(Raw data):

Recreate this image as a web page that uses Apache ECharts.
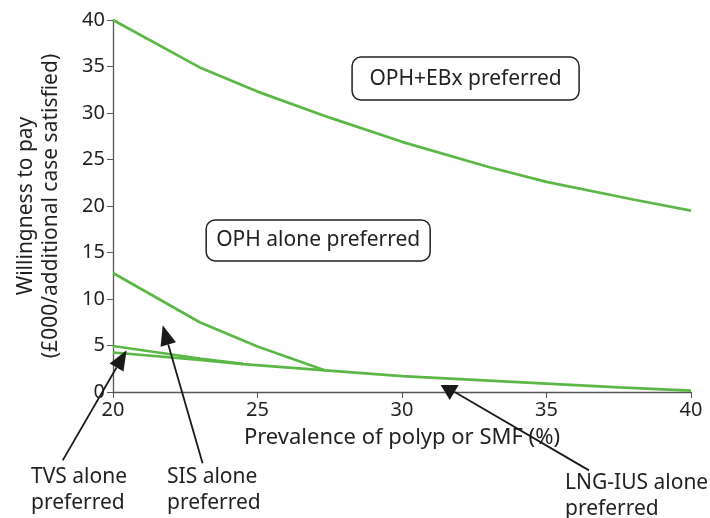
<!DOCTYPE html>
<html><head><meta charset="utf-8">
<script src="https://cdn.jsdelivr.net/npm/echarts@6/dist/echarts.min.js"></script>
<style>html,body{margin:0;padding:0;background:#fff}#c{width:710px;height:518px}</style>
</head><body><div id="c"></div>
<script>
// Threshold lines (x = prevalence %, y = WTP £000)
const ophEbxLine = [[20,40],[23,34.9],[25,32.3],[27.5,29.5],[30,26.9],[33,24.2],[35,22.6],[38,20.7],[40,19.5]];
const sisOphLine = [[20,12.8],[23,7.5],[25,4.9],[27.35,2.32]];
const tvsSisLine = [[20,4.95],[23,3.6],[24.5,3.02]];
const lowerLine  = [[20,4.25],[23,3.45],[24.5,3.0],[27.35,2.32],[30,1.7],[32.5,1.3],[35,0.9],[37.5,0.5],[40,0.15]];
const xTicks = [20,25,30,35,40];
const yTicks = [0,5,10,15,20,25,30,35,40];
const regionBoxes = [
  {text:'OPH+EBx preferred', at:[32.2,33.7]},
  {text:'OPH alone preferred', at:[27.1,16.3]}
];
const arrowNotes = [
  {text:'TVS alone\npreferred', from:[18.26,-7.35], tip:[20.47,4.5]},
  {text:'SIS alone\npreferred', from:[23.1,-7.67], tip:[21.72,7.18]},
  {text:'LNG-IUS alone\npreferred', from:[36.47,-8.43], tip:[31.65,-0.85]}
];

// layout / style (not data)
const boxSize = [[227,43],[224,41]];
const labelPos = [[31,477],[167,477],[565,483]];
const flatHead = [false,false,true];

const FONT = '"Noto Sans", sans-serif';
const TXT = '#231f20';
const GREEN = '#5cb846';
const chart = echarts.init(document.getElementById('c'));
function lineSeries(d){return {type:'line',data:d,symbol:'none',lineStyle:{color:GREEN,width:2.7},z:3,animation:false};}
chart.setOption({
  animation:false,
  grid:{left:113,right:19,top:20,bottom:126,containLabel:false},
  xAxis:{type:'value',min:20,max:40,interval:5,
    name:'Prevalence of polyp or SMF (%)',nameLocation:'middle',nameGap:35,
    nameTextStyle:{fontFamily:FONT,fontSize:22,color:TXT},
    axisLine:{onZero:false,lineStyle:{color:'#555',width:1.3}},
    axisTick:{show:true,length:6,lineStyle:{color:'#555'}},
    axisLabel:{fontFamily:FONT,fontSize:20,color:TXT,margin:8},
    splitLine:{show:false}},
  yAxis:{type:'value',min:0,max:40,interval:5,
    name:'Willingness to pay\n(£000/additional case satisfied)',nameLocation:'middle',nameGap:49,
    nameTextStyle:{fontFamily:FONT,fontSize:21,color:TXT,lineHeight:25},
    axisLine:{show:true,lineStyle:{color:'#555',width:1.3}},
    axisTick:{show:true,length:6,lineStyle:{color:'#555'}},
    axisLabel:{fontFamily:FONT,fontSize:20,color:TXT,margin:8},
    splitLine:{show:false}},
  series:[lineSeries(ophEbxLine),lineSeries(sisOphLine),lineSeries(tvsSisLine),lineSeries(lowerLine)]
});

function px(p){return chart.convertToPixel({gridIndex:0},p);}
const g = [];
regionBoxes.forEach((b,i)=>{
  const c = px(b.at);
  const w = boxSize[i][0], h=boxSize[i][1];
  g.push({type:'rect',shape:{x:c[0]-w/2,y:c[1]-h/2,width:w,height:h,r:9},
    style:{fill:'#fff',stroke:'#231f20',lineWidth:1.5},z:10});
  g.push({type:'text',x:c[0],y:c[1],style:{text:b.text,font:'21px '+FONT,fill:TXT,align:'center',verticalAlign:'middle'},z:11});
});
arrowNotes.forEach((a,i)=>{
  const s = px(a.from), t = px(a.tip);
  const dx=t[0]-s[0], dy=t[1]-s[1], L=Math.hypot(dx,dy), ux=dx/L, uy=dy/L;
  let head, end;
  if(flatHead[i]){
    head=[[t[0]-9,t[1]-15],[t[0]+9,t[1]-15],[t[0],t[1]]];
    end=[t[0]+5,t[1]-8];
  } else {
    const hl=20, hw=8;
    const bx=t[0]-ux*hl, by=t[1]-uy*hl;
    head=[[t[0],t[1]],[bx-uy*hw,by+ux*hw],[bx+uy*hw,by-ux*hw]];
    end=[bx,by];
  }
  g.push({type:'line',shape:{x1:s[0],y1:s[1],x2:end[0],y2:end[1]},style:{stroke:'#1a1a1a',lineWidth:1.8},z:12});
  g.push({type:'polygon',shape:{points:head},style:{fill:'#1a1a1a'},z:12});
  a.text.split('\n').forEach((ln,k)=>{
    g.push({type:'text',x:labelPos[i][0],y:labelPos[i][1]+k*26,style:{text:ln,font:'21px '+FONT,fill:TXT,align:'left',verticalAlign:'middle'},z:12});
  });
});
chart.setOption({graphic:g});
</script></body></html>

(Exercise description):
Reproduce the listing above exactly, excluding all pictures.

(Exercise output):
Recreate this image as a web page that uses Apache ECharts.
<!DOCTYPE html>
<html><head><meta charset="utf-8">
<script src="https://cdn.jsdelivr.net/npm/echarts@6/dist/echarts.min.js"></script>
<style>html,body{margin:0;padding:0;background:#fff}#c{width:710px;height:518px}</style>
</head><body><div id="c"></div>
<script>
// Threshold lines (x = prevalence %, y = WTP £000)
const ophEbxLine = [[20,40],[23,34.9],[25,32.3],[27.5,29.5],[30,26.9],[33,24.2],[35,22.6],[38,20.7],[40,19.5]];
const sisOphLine = [[20,12.8],[23,7.5],[25,4.9],[27.35,2.32]];
const tvsSisLine = [[20,4.95],[23,3.6],[24.5,3.02]];
const lowerLine  = [[20,4.25],[23,3.45],[24.5,3.0],[27.35,2.32],[30,1.7],[32.5,1.3],[35,0.9],[37.5,0.5],[40,0.15]];
const xTicks = [20,25,30,35,40];
const yTicks = [0,5,10,15,20,25,30,35,40];
const regionBoxes = [
  {text:'OPH+EBx preferred', at:[32.2,33.7]},
  {text:'OPH alone preferred', at:[27.1,16.3]}
];
const arrowNotes = [
  {text:'TVS alone\npreferred', from:[18.26,-7.35], tip:[20.47,4.5]},
  {text:'SIS alone\npreferred', from:[23.1,-7.67], tip:[21.72,7.18]},
  {text:'LNG-IUS alone\npreferred', from:[36.47,-8.43], tip:[31.65,-0.85]}
];

// layout / style (not data)
const boxSize = [[227,43],[224,41]];
const labelPos = [[31,477],[167,477],[565,483]];
const flatHead = [false,false,true];

const FONT = '"Noto Sans", sans-serif';
const TXT = '#231f20';
const GREEN = '#5cb846';
const chart = echarts.init(document.getElementById('c'));
function lineSeries(d){return {type:'line',data:d,symbol:'none',lineStyle:{color:GREEN,width:2.7},z:3,animation:false};}
chart.setOption({
  animation:false,
  grid:{left:113,right:19,top:20,bottom:126,containLabel:false},
  xAxis:{type:'value',min:20,max:40,interval:5,
    name:'Prevalence of polyp or SMF (%)',nameLocation:'middle',nameGap:35,
    nameTextStyle:{fontFamily:FONT,fontSize:22,color:TXT},
    axisLine:{onZero:false,lineStyle:{color:'#555',width:1.3}},
    axisTick:{show:true,length:6,lineStyle:{color:'#555'}},
    axisLabel:{fontFamily:FONT,fontSize:20,color:TXT,margin:8},
    splitLine:{show:false}},
  yAxis:{type:'value',min:0,max:40,interval:5,
    name:'Willingness to pay\n(£000/additional case satisfied)',nameLocation:'middle',nameGap:49,
    nameTextStyle:{fontFamily:FONT,fontSize:21,color:TXT,lineHeight:25},
    axisLine:{show:true,lineStyle:{color:'#555',width:1.3}},
    axisTick:{show:true,length:6,lineStyle:{color:'#555'}},
    axisLabel:{fontFamily:FONT,fontSize:20,color:TXT,margin:8},
    splitLine:{show:false}},
  series:[lineSeries(ophEbxLine),lineSeries(sisOphLine),lineSeries(tvsSisLine),lineSeries(lowerLine)]
});

function px(p){return chart.convertToPixel({gridIndex:0},p);}
const g = [];
regionBoxes.forEach((b,i)=>{
  const c = px(b.at);
  const w = boxSize[i][0], h=boxSize[i][1];
  g.push({type:'rect',shape:{x:c[0]-w/2,y:c[1]-h/2,width:w,height:h,r:9},
    style:{fill:'#fff',stroke:'#231f20',lineWidth:1.5},z:10});
  g.push({type:'text',x:c[0],y:c[1],style:{text:b.text,font:'21px '+FONT,fill:TXT,align:'center',verticalAlign:'middle'},z:11});
});
arrowNotes.forEach((a,i)=>{
  const s = px(a.from), t = px(a.tip);
  const dx=t[0]-s[0], dy=t[1]-s[1], L=Math.hypot(dx,dy), ux=dx/L, uy=dy/L;
  let head, end;
  if(flatHead[i]){
    head=[[t[0]-9,t[1]-15],[t[0]+9,t[1]-15],[t[0],t[1]]];
    end=[t[0]+5,t[1]-8];
  } else {
    const hl=20, hw=8;
    const bx=t[0]-ux*hl, by=t[1]-uy*hl;
    head=[[t[0],t[1]],[bx-uy*hw,by+ux*hw],[bx+uy*hw,by-ux*hw]];
    end=[bx,by];
  }
  g.push({type:'line',shape:{x1:s[0],y1:s[1],x2:end[0],y2:end[1]},style:{stroke:'#1a1a1a',lineWidth:1.8},z:12});
  g.push({type:'polygon',shape:{points:head},style:{fill:'#1a1a1a'},z:12});
  a.text.split('\n').forEach((ln,k)=>{
    g.push({type:'text',x:labelPos[i][0],y:labelPos[i][1]+k*26,style:{text:ln,font:'21px '+FONT,fill:TXT,align:'left',verticalAlign:'middle'},z:12});
  });
});
chart.setOption({graphic:g});
</script></body></html>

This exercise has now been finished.